Permanecer em Campo Grande, apesar de tudo o que aconteceu, também é a vontade de Amancio Gonçalves, de 56 anos, que trabalha como cabouqueiro  (que fura e molda pedras). Ele viu sua casa, que construiu durante toda a vida, ser tomada pela água. No mesmo imóvel moravam cinco filhos e suas famílias. Todos se salvaram, mas estão desabrigados.

“Eu não tenho para onde ir. Onde querem me botar, eu não quero. Abrigo nem pensar”, protestava Amarildo, enquanto ajudava a tirar a lama de dentro de casa, ao mesmo tempo que uma retroescavadeira derrubava um imóvel próximo ao seu.
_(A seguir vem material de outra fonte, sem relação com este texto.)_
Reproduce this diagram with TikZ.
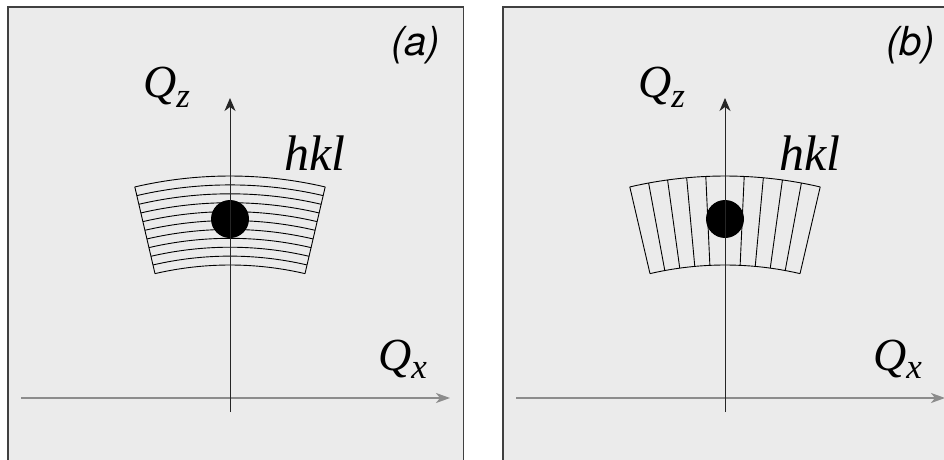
\documentclass[tikz,border=0pt]{standalone}
\usepackage{fontspec}
\newfontfamily\serifit{Liberation Serif Italic}
\newfontfamily\panelfont{TeX Gyre Heros Italic}
\usetikzlibrary{arrows.meta, positioning, calc}

\begin{document}
\begin{tikzpicture}[
    x=1pt, y=1pt,
    panel/.style={draw=black!75, line width=1.8pt, fill=black!8},
    qaxis/.style={draw=black!45, line width=2pt, -{Stealth[length=14pt, width=10pt, inset=4pt]}},
    zaxis/.style={draw=black!85, line width=1pt, -{Stealth[length=13pt, width=11pt, inset=4pt]}},
    grid/.style={draw=black, line width=0.9pt},
    peak/.style={circle, fill=black, inner sep=0pt, minimum size=38pt},
    axlabel/.style={font=\fontsize{46}{50}\serifit, anchor=base west, inner sep=0pt},
    reflabel/.style={font=\fontsize{50}{55}\serifit, anchor=base west, inner sep=0pt},
    tag/.style={font=\fontsize{40}{44}\panelfont, anchor=base west, inner sep=0pt}
]

    \useasboundingbox (0,0) rectangle (944,459);
    \clip (0,0) rectangle (944,459);

    % Panel (a): lattice planes parallel to the surface
    \path[panel] (8,452) rectangle (463.5,-20);

    \begin{scope}[shift={(230,-137)}]
        \foreach \r in {0,...,10}
            \draw[grid] (103.1:331+8.9*\r) arc[start angle=103.1, end angle=76.9, radius=331+8.9*\r];
        \draw[grid] (103.1:331) -- (103.1:420);
        \draw[grid] (76.9:331) -- (76.9:420);
    \end{scope}

    \node (peaka) [peak] at (230,240) {};

    \coordinate (xa0) at (21,61);
    \coordinate (xa1) at (450,61);
    \coordinate (za0) at (230,47);
    \coordinate (za1) at (230,361);
    \draw[qaxis] (xa0) -- (xa1);
    \draw[zaxis] (za0) -- (za1);

    \node (qza) [axlabel] at (143,362) {Q\raisebox{-10pt}{\fontsize{35}{40}\selectfont z}};
    \node (hkla) [reflabel] at (284,289) {hkl};
    \node (qxa) [axlabel] at (378,89) {Q\raisebox{-8pt}{\fontsize{35}{40}\selectfont x}};
    \node (taga) [tag] at (391,403) {(a)};

    % Panel (b): lattice planes perpendicular to the surface
    \begin{scope}[xshift=495]
        \path[panel] (8,452) rectangle (470,-20);

        \begin{scope}[shift={(230,-137)}]
            \draw[grid] (103.1:331) arc[start angle=103.1, end angle=76.9, radius=331];
            \draw[grid] (103.1:420) arc[start angle=103.1, end angle=76.9, radius=420];
            \foreach \k in {-5,...,5}
                \draw[grid] (90+2.62*\k:331) -- (90+2.62*\k:420);
        \end{scope}

        \node (peakb) [peak] at (230,240) {};

        \coordinate (xb0) at (21,61);
        \coordinate (xb1) at (450,61);
        \coordinate (zb0) at (230,47);
        \coordinate (zb1) at (230,361);
        \draw[qaxis] (xb0) -- (xb1);
        \draw[zaxis] (zb0) -- (zb1);

        \node (qzb) [axlabel] at (143,362) {Q\raisebox{-10pt}{\fontsize{35}{40}\selectfont z}};
        \node (hklb) [reflabel] at (284,289) {hkl};
        \node (qxb) [axlabel] at (378,89) {Q\raisebox{-8pt}{\fontsize{35}{40}\selectfont x}};
        \node (tagb) [tag] at (391,403) {(b)};
    \end{scope}

\end{tikzpicture}
\end{document}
Amarildo Lopes, de 17 anos, ainda estava em dúvida se deixaria a casa em que morava, de onde conseguiu se salvar com a mãe durante a enxurrada. Apesar da água ter invadido o imóvel, as paredes resistiram. Foi construído pelo pai, que acabou morrendo, arrastado pelo rio. Outros 26 parentes seus também morreram: “Eu não quero abandonar esta casa, onde moro desde os dois anos de idade”.

Enquanto uns lutam para ficar, outros não conseguem conviver com a lembrança de permanecer no cenário de tanta destruição. A intenção da aposentada Nilda Ferreira, de 59 anos, é não voltar mais para o bairro, onde morou por quase toda a vida e ajudou a cuidar de inúmeras crianças da vizinhança, além dos cinco filhos.

Ela perdeu oito parentes e muitos amigos: “Eu choro todo o dia. Na minha opinião, do jeito que morreu gente aqui, ninguém mais devia morar neste lugar. Deveriam construir uma igreja ou um memorial, para lembrar delas para sempre”.